De Impétueux, le 10 septembre 2013 à 20:33
Note du film : 4/6

Il y a beaucoup d'auteurs qui, sans pour autant changer le paysage de leur œuvre ou son esprit général, apprécient de varier les plaisirs et, d'un film à l'autre, de passer d'un conte rose à un conte noir. À dire vrai, chez Guédiguian, le rose éclatant est rarement de mise : il s'agit plutôt d'un peu de soleil dans l’eau froide. En tout cas, après Le voyage en Arménie et avant Les neiges du Kilimandjaro, tous deux empreints de la chaleur des amitiés et du lait de la tendresse humaine, voici Lady Jane, qui égale en noirceur désespérante La ville est tranquille, qui est le chef-d’œuvre du cinéaste.

Ce qui n'est pas le cas de Lady Jane, thriller à multiples détentes, qui ne manque pas de qualités mais dont la racine de l'histoire est trop romanesque et mélodramatique pour séduire tout à fait. Le dénouement – qui est l'explication de l'intrigue compliquée et des flashbacks qui surviennent périodiquement – a ce côté artificiel des romans feuilletons qui ne sont pas réussis.

C'est bien dommage parce que le discours essentiel, dans sa noirceur, précisément, dans le découragement qu'il installe et qu'il exhibe est au contraire de très bonne venue. Il est fondé sur les faux-semblants des amitiés et des amours, sur les impostures majuscules qui sont souvent au fondement des relations humaines et qui, lorsqu'ils sont dévoilés, révélés par les crises violentes, éclaboussent et salissent tout le passé, qu'on pensait lumineux.

Écrivant cela, j'ai bien conscience de n'être pas très clair pour ceux qui n'ont pas vu le film (qui n'a pas été un grand succès : à peine plus de 160.000 entrées, contre plus de 2.500.000 pour Marius et Jeannette) ; pas très clair, donc, pour ceux qui n'ont pas vu le film et peut-être même pour ceux qui l'ont vu… De quoi s'agit-il, dans l'entame du film ? Muriel (Ariane Ascaride), François (Jean-Pierre Darroussin), René (Gérard Meylan) ont jadis été des cambrioleurs anarchisants, sortes de Robins des Bois partisans de ce qu'on appelait la reprise individuelle, distribuant, par exemple aux habitantes d'un quartier délaissé les manteaux de fourrure volés on ne sait où. Lors d'un de leurs larcins, Muriel a tué un courtier en bijouterie.

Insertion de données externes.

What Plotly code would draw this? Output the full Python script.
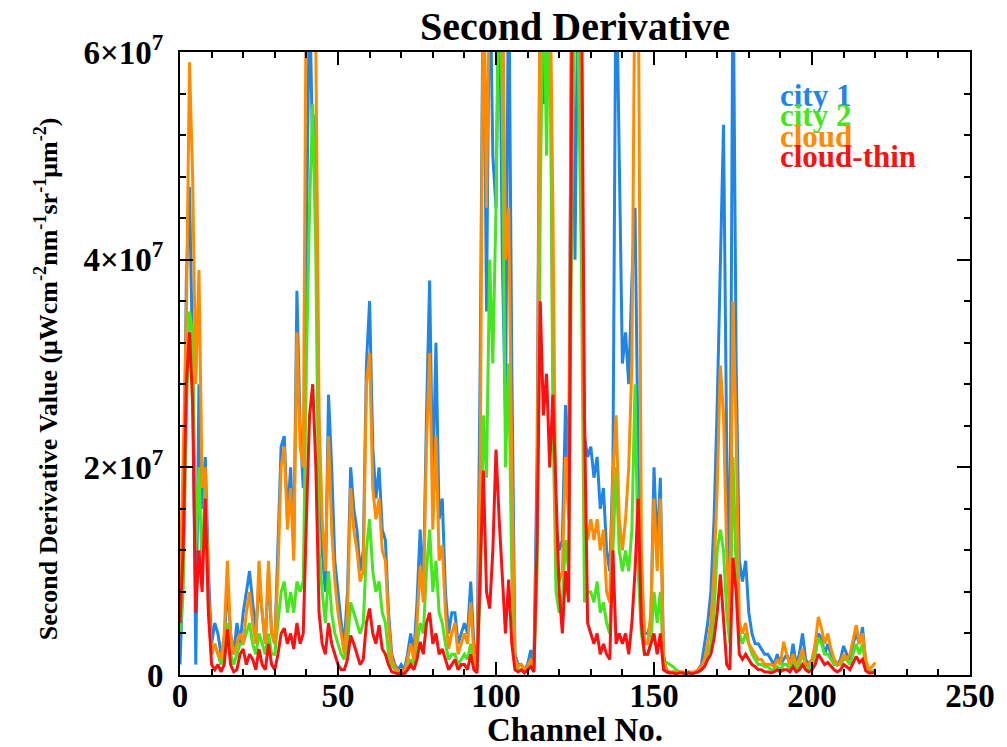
import plotly.graph_objects as go

# Values in units of 1e6 (uW cm^-2 nm^-1 sr^-1 um^-2), channels 0..220
SCALE = 1e6
channels = list(range(221))

city1 = [
    1, 10, 38, 47, 30, 1, 28, 16, 21, 10,
    3, 5, 4, 2, 3, 9, 4, 2, 5, 3,
    6, 8, 10, 7, 4, 9, 6, 3, 10, 4,
    3, 12, 22, 23, 15, 20, 12, 37, 24, 18,
    45, 66, 50, 54, 22, 12, 8, 27, 20, 11,
    8, 5, 3, 8, 20, 16, 14, 10, 12, 30,
    36, 22, 17, 20, 14, 13, 6, 2, 1, 0.5,
    1, 0.5, 2, 4, 2, 7, 14, 8, 25, 38,
    18, 32, 15, 17, 8, 4, 6, 6, 3, 4,
    5, 4, 9, 3, 1, 30, 70, 35, 70, 50,
    45, 70, 40, 25, 70, 30, 2, 1, 1, 0.5,
    1, 2.4, 1, 21, 70, 55, 65, 70, 30, 14,
    12, 13, 26, 18, 70, 40, 70, 50, 23, 21,
    22, 19, 21, 16, 18, 12, 10, 20, 70, 50,
    30, 33, 28, 38, 45, 20, 10, 4, 4, 5,
    20, 12, 19, 2, 0.3, 0.2, 0.3, 0.2, 0.3, 0.2,
    0.2, 0.3, 0.2, 0.3, 0.5, 1, 2.8, 5, 8, 15,
    26, 40, 53, 22, 8, 70, 30, 11, 9, 11,
    6, 4, 3, 3, 2.5, 2, 2, 1.5, 1, 2,
    1, 1.5, 2, 1, 3, 1, 2, 4, 1.5, 1,
    1.5, 2, 4, 3.5, 2, 3, 2, 1.5, 1, 1.5,
    2.8, 2, 1.5, 3, 4, 3, 4.6, 1, 0.5, 0.3,
    0.5,
]

city2 = [
    4, 8, 25, 35, 33, 12, 20, 10, 19, 6,
    2, 3, 2, 1, 2, 5, 2, 1, 2, 3,
    3, 4, 5, 3, 2, 4, 3, 2, 4, 2,
    2, 5, 8, 9, 6, 8, 6, 9, 8, 9,
    30, 45, 55, 40, 12, 8, 5, 10, 6, 4,
    3, 2, 1.5, 3, 7, 6, 5, 4, 5, 12,
    15, 10, 8, 9, 6, 5, 2, 1, 0.5, 0.3,
    0.3, 0.2, 0.8, 1.5, 1, 3, 5, 4, 10, 14,
    8, 11, 6, 5, 3, 1.5, 2, 2, 1, 1.5,
    2, 1.5, 3, 1, 0.5, 8, 25, 19, 40, 30,
    45, 70, 55, 20, 30, 10, 1, 0.5, 0.5, 0.3,
    0.5, 1, 0.5, 10, 45, 70, 50, 70, 25, 8,
    6, 7, 13, 10, 45, 70, 60, 40, 7, 8,
    8, 7, 9, 6, 7, 5, 4, 12, 20, 12,
    10, 12, 10, 14, 28, 10, 4, 2, 2, 3,
    8, 5, 8, 1, 1.2, 1, 0.8, 0.5, 0.3, 0.3,
    0.2, 0.2, 0.2, 0.3, 0.3, 0.5, 1, 2, 3, 6,
    12, 14, 12, 6, 3, 21, 10, 4, 3, 4,
    3, 2, 1.5, 1, 1, 0.8, 0.8, 0.5, 0.5, 0.8,
    0.5, 1, 1, 0.5, 1.5, 0.5, 1, 2, 1, 0.5,
    1, 2, 3.6, 3, 2, 2, 1.5, 1, 1, 1,
    1.5, 1.5, 1, 2, 3, 2, 3, 0.8, 0.3, 0.3,
    0.5,
]

cloud = [
    8, 21, 34, 59, 48, 28, 39, 18, 20, 8,
    2, 3, 2, 1.5, 4, 11, 4, 2, 3, 4,
    3, 6, 8, 5, 3, 11, 6, 3, 11, 4,
    3, 10, 20, 22, 14, 18, 11, 33, 22, 20,
    70, 70, 70, 60, 25, 15, 10, 23, 14, 9,
    6, 4, 2, 6, 18, 14, 12, 9, 10, 28,
    31, 18, 15, 17, 12, 11, 5, 1.5, 0.8, 0.3,
    0.5, 0.3, 1.5, 3, 1.5, 5, 10.5, 7, 22, 31,
    14, 23, 11, 12.5, 6, 2.5, 4, 5, 2, 3,
    4, 3, 7, 2, 0.5, 20, 70, 45, 70, 70,
    70, 70, 70, 40, 45, 20, 1.5, 0.8, 1, 0.5,
    0.8, 1.5, 0.8, 15, 70, 70, 70, 70, 45, 12,
    9, 10, 21, 15, 70, 70, 70, 60, 15, 13,
    15, 13, 15, 12, 14, 8, 7, 19, 25, 15,
    12, 15, 20, 30, 70, 70, 12, 3, 3, 6,
    17, 10, 17, 1.5, 0.5, 0.3, 0.3, 0.2, 0.3, 0.3,
    0.3, 0.2, 0.3, 0.3, 0.5, 0.8, 1.5, 3, 5, 10,
    18, 29.8, 25, 12, 5, 36, 23, 5, 4, 5,
    3, 2.5, 2, 1.5, 1.5, 1, 1, 1, 0.8, 1.5,
    1, 3.2, 2, 1, 2, 1, 1.5, 2.5, 1, 1,
    1.5, 3, 5.6, 4.5, 3, 4, 2.5, 1.5, 1, 1.2,
    2, 1.5, 2, 3.5, 4.8, 3, 4, 1.5, 0.5, 0.8,
    1.2,
]

cloud_thin = [
    5, 12, 28, 33, 26, 6, 12, 8, 17, 6,
    1, 0.5, 1, 0.3, 1, 4.4, 1, 0.3, 0.5, 2,
    2.5, 1, 2, 1.5, 0.5, 2.5, 1, 0.5, 3, 1,
    0.5, 2, 4, 4.5, 3, 4, 2.5, 5, 3, 4,
    15, 25, 28, 20, 6, 3, 2, 5, 3, 2,
    1, 0.5, 0.5, 1.5, 3.8, 3, 2, 1, 1.5, 5,
    6.4, 4, 3, 4.8, 2.5, 2, 1, 0.3, 0.2, 0.1,
    0.2, 0.1, 0.5, 1, 0.5, 1.5, 3.2, 2, 5, 6,
    3, 4, 2, 2.5, 1.5, 0.5, 1, 1.5, 0.5, 1,
    1, 0.5, 2, 0.5, 0.2, 10, 19.7, 8, 6.4, 12,
    21.7, 15, 9.2, 4, 9.2, 3, 0.5, 0.3, 0.5, 0.2,
    0.5, 0.8, 0.3, 12.9, 36, 25, 29, 20, 27, 18.5,
    8, 4, 10, 7, 60, 70, 70, 70, 25, 5,
    4, 3, 4, 2, 3, 2, 1.5, 12, 3, 4,
    3, 4, 2, 5, 10, 17, 5, 2, 2, 3,
    4, 2, 4, 0.5, 0.3, 0.2, 0.2, 0.1, 0.2, 0.2,
    0.1, 0.2, 0.1, 0.2, 0.3, 0.5, 0.8, 1.5, 2, 3.5,
    6, 9.7, 5, 1, 0.5, 11.3, 8, 2, 1.5, 2,
    1.5, 1, 0.8, 0.5, 0.5, 0.3, 0.3, 0.2, 0.3, 0.5,
    0.3, 0.5, 0.5, 0.3, 0.8, 0.3, 0.5, 1, 0.5, 0.3,
    0.5, 1, 2, 1.5, 1, 1.2, 0.8, 0.5, 0.3, 0.5,
    1, 0.8, 0.5, 1.2, 1.8, 1.2, 1.5, 0.4, 0.2, 0.2,
    0.3,
]

series_names = ["city 1", "city 2", "cloud", "cloud-thin"]
series_values = [city1, city2, cloud, cloud_thin]
series_colors = ["#1f86e8", "#44e61c", "#ff8c00", "#ff1010"]

y_tickvals = [0, 2e7, 4e7, 6e7]
y_ticktext = ["0", "2×10<sup>7</sup>", "4×10<sup>7</sup>", "6×10<sup>7</sup>"]
x_tickvals = [0, 50, 100, 150, 200, 250]

FONT = "Liberation Serif"

fig = go.Figure()
for name, vals, col in zip(series_names, series_values, series_colors):
    fig.add_trace(go.Scatter(
        x=channels, y=[v * SCALE for v in vals], mode="lines", name=name,
        line=dict(color=col, width=3), showlegend=False,
    ))

W, H = 1007, 747
L, R, T, B = 180, 30, 52, 72
pw, ph = W - L - R, H - T - B


def px(x):
    return (x - L) / pw


def py(y):
    return (H - B - y) / ph


axis_common = dict(
    showline=True, linecolor="black", linewidth=2, mirror="ticks",
    ticks="inside", tickcolor="black", tickwidth=2, ticklen=13,
    showgrid=False, zeroline=False,
    tickfont=dict(family=FONT, size=33, color="black", weight="bold"),
)

fig.update_xaxes(
    range=[0, 250], tickvals=x_tickvals, ticktext=[str(v) for v in x_tickvals],
    ticklabelstandoff=-10,
    minor=dict(dtick=10, ticks="inside", ticklen=6, tickwidth=2, tickcolor="black", showgrid=False),
    **axis_common,
)
fig.update_yaxes(
    range=[0, 6e7], tickvals=y_tickvals, ticktext=y_ticktext, ticklabelstandoff=8,
    minor=dict(dtick=4e6, ticks="inside", ticklen=6, tickwidth=2, tickcolor="black", showgrid=False),
    **axis_common,
)

annotations = [
    dict(text="<b>Second Derivative</b>", x=px(578), y=py(27), xref="paper", yref="paper",
         showarrow=False, font=dict(family=FONT, size=40, color="black"), xanchor="center", yanchor="middle"),
    dict(text="<b>Channel No.</b>", x=px(578), y=py(730), xref="paper", yref="paper",
         showarrow=False, font=dict(family=FONT, size=33, color="black"), xanchor="center", yanchor="middle"),
    dict(text="<b>Second Derivative Value (μWcm<sup>-2</sup>nm<sup>-1</sup>sr<sup>-1</sup>μm<sup>-2</sup>)</b>",
         x=px(45), y=py(379), xref="paper", yref="paper", textangle=-90,
         showarrow=False, font=dict(family=FONT, size=26, color="black"), xanchor="center", yanchor="middle"),
]
legend_y = [95, 115.5, 136, 156.5]
for name, col, yy in zip(series_names, series_colors, legend_y):
    annotations.append(dict(
        text=f"<b>{name}</b>", x=px(783), y=py(yy), xref="paper", yref="paper",
        showarrow=False, font=dict(family=FONT, size=31, color=col), xanchor="left", yanchor="middle",
    ))

fig.update_layout(
    width=W, height=H, margin=dict(l=L, r=R, t=T, b=B),
    paper_bgcolor="white", plot_bgcolor="white",
    annotations=annotations, showlegend=False,
)

fig.write_html("out.html")
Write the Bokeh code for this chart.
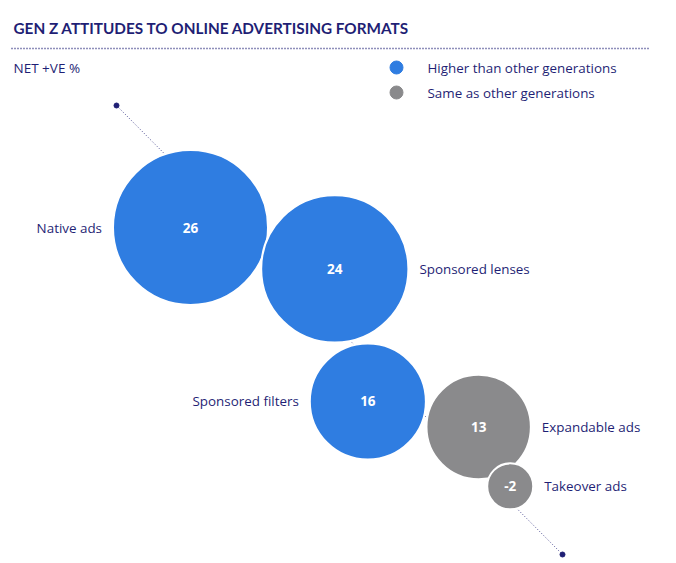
import math
from bokeh.plotting import figure
from bokeh.models import Range1d, ColumnDataSource
from bokeh.core.properties import value
from bokeh.embed import file_html
from bokeh.resources import INLINE

# ---------------- data ----------------
formats = ["Native ads", "Sponsored lenses", "Sponsored filters", "Expandable ads", "Takeover ads"]
net_positive = [26, 24, 16, 13, -2]
groups = ["higher", "higher", "higher", "same", "same"]
legend_keys = ["higher", "same"]
legend_labels = ["Higher than other generations", "Same as other generations"]
title_text = "GEN Z ATTITUDES TO ONLINE ADVERTISING FORMATS"
subtitle_text = "NET +VE %"

# ---------------- style / layout ----------------
W, H = 676, 563
NAVY = "#1f1f75"
COLORS = {"higher": "#2f7de1", "same": "#8a8a8c"}
TITLE_FONT = "Lato"
FONT = "Open Sans"
R_MIN, R_MAX = 23.0, 77.5          # radius range (px) for the value scale
START = (190.0, 227.0)             # centre of first bubble
STEP_ANGLES = [16, 76, 13, 62]     # direction (deg) from one bubble to the next
STEP_GAPS = [-1, 5, 3.5, -8]       # gap (px) between neighbouring bubbles
LABEL_SIDE = ["left", "right", "left", "right", "right"]
LABEL_PAD = 11

vmin, vmax = min(net_positive), max(net_positive)
radii = [R_MIN + (v - vmin) / (vmax - vmin) * (R_MAX - R_MIN) for v in net_positive]

xs, ys = [START[0]], [START[1]]
for i, (ang, gap) in enumerate(zip(STEP_ANGLES, STEP_GAPS)):
    d = radii[i] + radii[i + 1] + gap
    a = math.radians(ang)
    xs.append(xs[-1] + d * math.cos(a))
    ys.append(ys[-1] + d * math.sin(a))

lx, lalign = [], []
for x, r, side in zip(xs, radii, LABEL_SIDE):
    if side == "left":
        lx.append(x - r - LABEL_PAD)
        lalign.append("right")
    else:
        lx.append(x + r + LABEL_PAD)
        lalign.append("left")

src = ColumnDataSource(dict(
    x=xs, y=ys, r=radii, color=[COLORS[g] for g in groups],
    val=[str(v) for v in net_positive], name=formats, lx=lx, align=lalign,
))

p = figure(width=W, height=H, output_backend="svg", toolbar_location=None,
           x_range=Range1d(0, W), y_range=Range1d(H, 0),
           min_border=0, outline_line_color=None, background_fill_color="white",
           border_fill_color="white")
p.axis.visible = False
p.grid.visible = False

# decorative diagonal guide
p.line([116, 562], [105, 554], line_color=NAVY, line_width=1, line_dash="1 2", line_alpha=0.8)
p.scatter([116, 562], [105, 554], size=5, color=NAVY)

# bubbles
p.circle("x", "y", radius="r", source=src, fill_color="color", line_color="white", line_width=2)
p.text("x", "y", text="val", source=src, text_color="white", text_align="center",
       text_baseline="middle", text_font=value(FONT), text_font_size="13.5px", text_font_style="bold")
p.text("lx", "y", text="name", source=src, text_color=NAVY, text_align="align",
       text_baseline="middle", text_font=value(FONT), text_font_size="13.4px")

# title + rule + subtitle
p.text([13], [27], text=[title_text], text_color=NAVY, text_baseline="middle",
       text_font=value(TITLE_FONT), text_font_size="15.3px", text_font_style="bold")
p.line([11, 648], [48, 48], line_color=NAVY, line_width=1.5, line_dash="1 2")
p.text([13], [67], text=[subtitle_text], text_color=NAVY, text_baseline="middle",
       text_font=value(FONT), text_font_size="13.5px")

# legend
leg_y = [67, 92]
p.scatter([396, 396], leg_y, size=13, color=[COLORS[k] for k in legend_keys])
p.text([427, 427], leg_y, text=legend_labels, text_color=NAVY, text_baseline="middle",
       text_font=value(FONT), text_font_size="13.4px")

open("out.html", "w").write(file_html(p, INLINE))
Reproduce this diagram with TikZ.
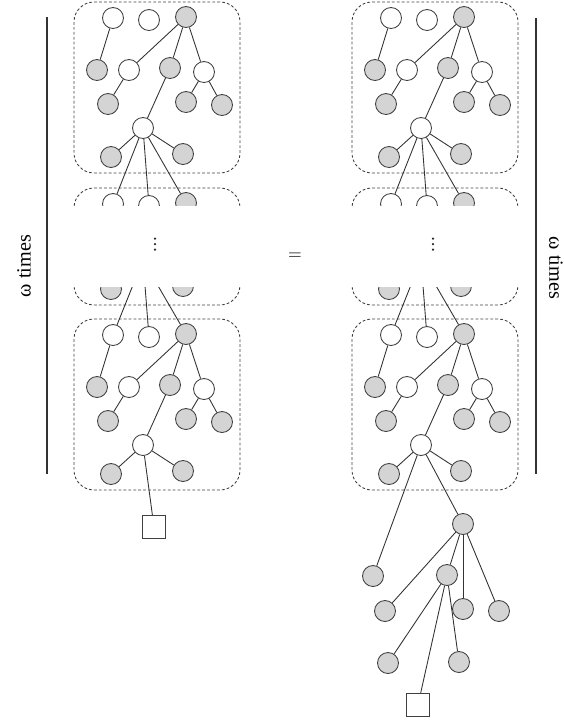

La bande s'est séparée, chacun a vécu sa vie. Muriel possède un magasin chic de chaussures, François, marié et père de famille, est mécanicien, René placier de jeux de bingo dans les bistrots, mais aussi escarpe de boîte de nuit et proxénète. Le fils de Muriel, qu'elle a eu d'on ne sait qui, mais peut-être d'un de ses anciens amis, est kidnappé ; une rançon importante est demandée. La bande se reforme pour réunir la somme. Ce qui n'empêche pas le gamin d'être assassiné lors de la remise de l'argent.

Le grand intérêt du film est d'effeuiller peu à peu les illusions de l'amitié passée, qu'on pourrait croire perpétuée, et même illuminée, d'une certaine façon, par les retrouvailles, alors que les chemins ont tant divergé. Et patatras, au fur et à mesure qu'ils avancent, les trois anciens se découvrent et ce qu'ils découvrent, précisément, n'est pas très joli.

C'est donc très triste et très fatigué. Mais c'est du cinéma, bien sûr et heureusement. Dans L'armée du crime, consacré au groupe de résistants Manouchian, qui est son film suivant puis dans Les neiges du Kilimandjaro, Guédiguian retrouvera la fierté et le bonheur du groupe…

Écrivant ceci, je me dis que voilà, j'ai achevé la vision complète du gros coffret de 15 films en 11 DVD entamé en janvier 2012. 20 mois pour refaire, dans l'ordre chronologique de réalisation les films d'un cinéaste parmi les plus attachants qui se puissent.